I urged everyone reading The Pump Handle who cares about workers’ safety and health to read all of Tony Oppegard’s letter to Deputy Solicitor Whiting.  It is written with the kind of justice-seeking attitude and passion we should demand of the Department of Labor’s attorneys. 

Oppegard closes his letter with:

“I am truly saddened, disgusted and angered by the repeated failures of SOL to stand up for coal miners and their families during the past few years.  Here, SOL had the opportunity to do the right thing and help a coal miner try to prove his case–simply by having one MSHA employee appear for one day at a trial and testify truthfully. [Indeed appearing in court is an integral part of a special investigator's job duties.]  Instead, you chose to harm the miner’s case by hiding behind wrongheaded legal distinctions that defy common sense.  Thus, SOL has chosen to assist the coal operator who MSHA’s own special investigator found to have discriminated against my client.”

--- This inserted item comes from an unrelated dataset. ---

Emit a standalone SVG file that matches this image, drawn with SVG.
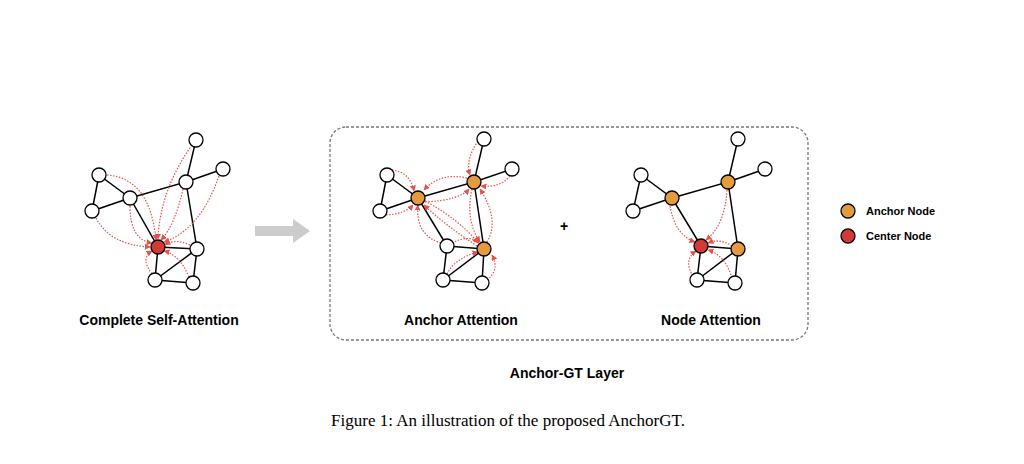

“In my experiences representing miners and their families as a private attorney, it has been one such sorry incident after another from SOL. Regrettably, your decision in this case is just the most recent example.”

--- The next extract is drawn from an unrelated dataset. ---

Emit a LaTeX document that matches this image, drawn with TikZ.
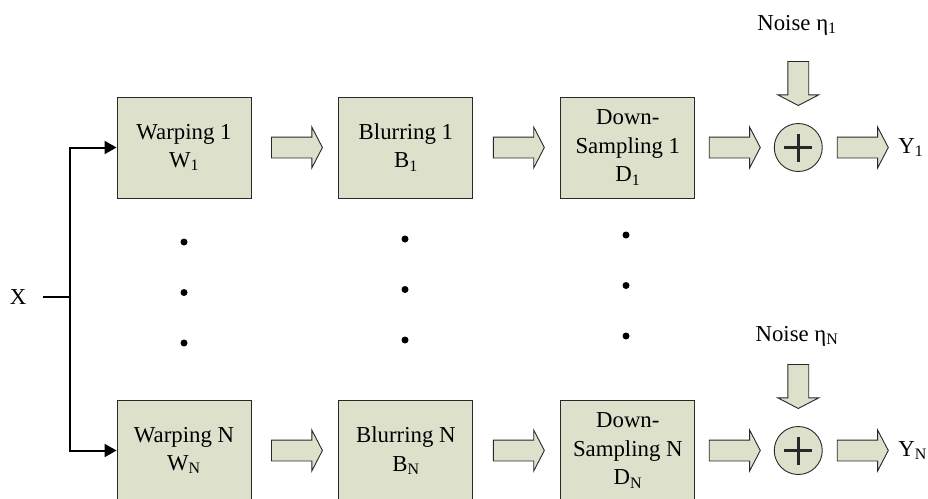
\documentclass[tikz,border=0pt]{standalone}
\usepackage{fontspec}
\setmainfont{Liberation Serif}
\usepackage{tikz}
\usetikzlibrary{positioning,shapes.arrows,arrows.meta}

\definecolor{boxfill}{RGB}{221,224,203}
\definecolor{boxline}{RGB}{40,40,40}

\tikzset{
  stage/.style={draw=boxline,fill=boxfill,line width=0.9pt,minimum width=134pt,
    minimum height=101pt,inner sep=0pt,align=center},
  blk/.style={single arrow,draw=boxline,fill=boxfill,line width=0.9pt,inner xsep=0pt,
    inner ysep=10pt,outer sep=0pt,minimum width=40pt,minimum height=51pt,
    single arrow head extend=10pt,single arrow tip angle=125},
  blkdown/.style={blk,shape border rotate=270,inner xsep=10pt,inner ysep=0pt,
    minimum height=44pt},
  summer/.style={circle,draw=boxline,fill=boxfill,line width=0.9pt,minimum size=48pt,
    inner sep=0pt,outer sep=0pt,path picture={
      \draw[line width=2.8pt] (path picture bounding box.center) +(-14pt,0) -- +(14pt,0)
        (path picture bounding box.center) +(0,-14pt) -- +(0,14pt);}},
  lbl/.style={inner sep=0pt},
  wire/.style={line width=2pt},
}

\begin{document}
\begin{tikzpicture}[x=1pt,y=-1pt,font=\fontsize{22.8}{28.5}\selectfont]
  \useasboundingbox (0,0) rectangle (928,498);
  \clip (0,0) rectangle (928,498);

  % first branch
  \node[stage] at (184,147.5) (w1) {Warping 1\\W\textsubscript{1}};
  \node[blk,right=20pt of w1] (a1) {};
  \node[stage,right=16pt of a1] (b1) {Blurring 1\\B\textsubscript{1}};
  \node[blk,right=20pt of b1] (a2) {};
  \node[stage,right=16pt of a2] (d1) {Down-\\Sampling 1\\D\textsubscript{1}};
  \node[blk,right=14pt of d1] (a3) {};
  \node[summer,right=14pt of a3] (s1) {};
  \node[blk,right=15pt of s1] (a4) {};
  \node[lbl,right=10pt of a4] (y1) {Y\textsubscript{1}};
  \node[blkdown,above=18pt of s1] (n1) {};
  \node[lbl] at (797,25) (eta1) {Noise η\textsubscript{1}};

  % last branch
  \node[stage] at (184,450.5) (wn) {Warping N\\W\textsubscript{N}};
  \node[blk,right=20pt of wn] (an1) {};
  \node[stage,right=16pt of an1] (bn) {Blurring N\\B\textsubscript{N}};
  \node[blk,right=20pt of bn] (an2) {};
  \node[stage,right=16pt of an2] (dn) {Down-\\Sampling N\\D\textsubscript{N}};
  \node[blk,right=14pt of dn] (an3) {};
  \node[summer,right=14pt of an3] (sn) {};
  \node[blk,right=15pt of sn] (an4) {};
  \node[lbl,right=10pt of an4] (yn) {Y\textsubscript{N}};
  \node[blkdown,above=18pt of sn] (nn) {};
  \node[lbl] at (797,336) (etan) {Noise η\textsubscript{N}};

  % vertical dots between the branches
  \foreach \cx/\cy in {184/242,405/239,626/235}
    \foreach \k in {0,1,2}
      \fill (\cx,{\cy+50.5*\k}) circle (3.5pt);

  % input split
  \node[lbl] at (18,297) (x) {X};
  \coordinate (xin) at (43,297);
  \coordinate (split) at (70,297);
  \draw[wire] (xin) -- (split);
  \draw[wire,-{Triangle[length=12pt,width=13pt]}] (split) |- (w1.west);
  \draw[wire,-{Triangle[length=12pt,width=13pt]}] (split) |- (wn.west);
\end{tikzpicture}
\end{document}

At a recent Senate hearing, former OSHA Assistant Secretary Jerry Scannell (1989-1993) urged the Senators to scrutinize closely the next Administration’s nominee for Solicitor of Labor.   Tony Oppegard’s letter should be put in the Senators’ tickler file and pulled out when they prepare for those confirmation hearings!

Celeste Monforton, MPH is with the Project on Scientific Knowledge and Public Policy  (SKAPP) at The George Washington University School of Public Health.  She had the sincere pleasure to work with and learn from Tony Oppegard when they worked together at MSHA in the late 1990′s.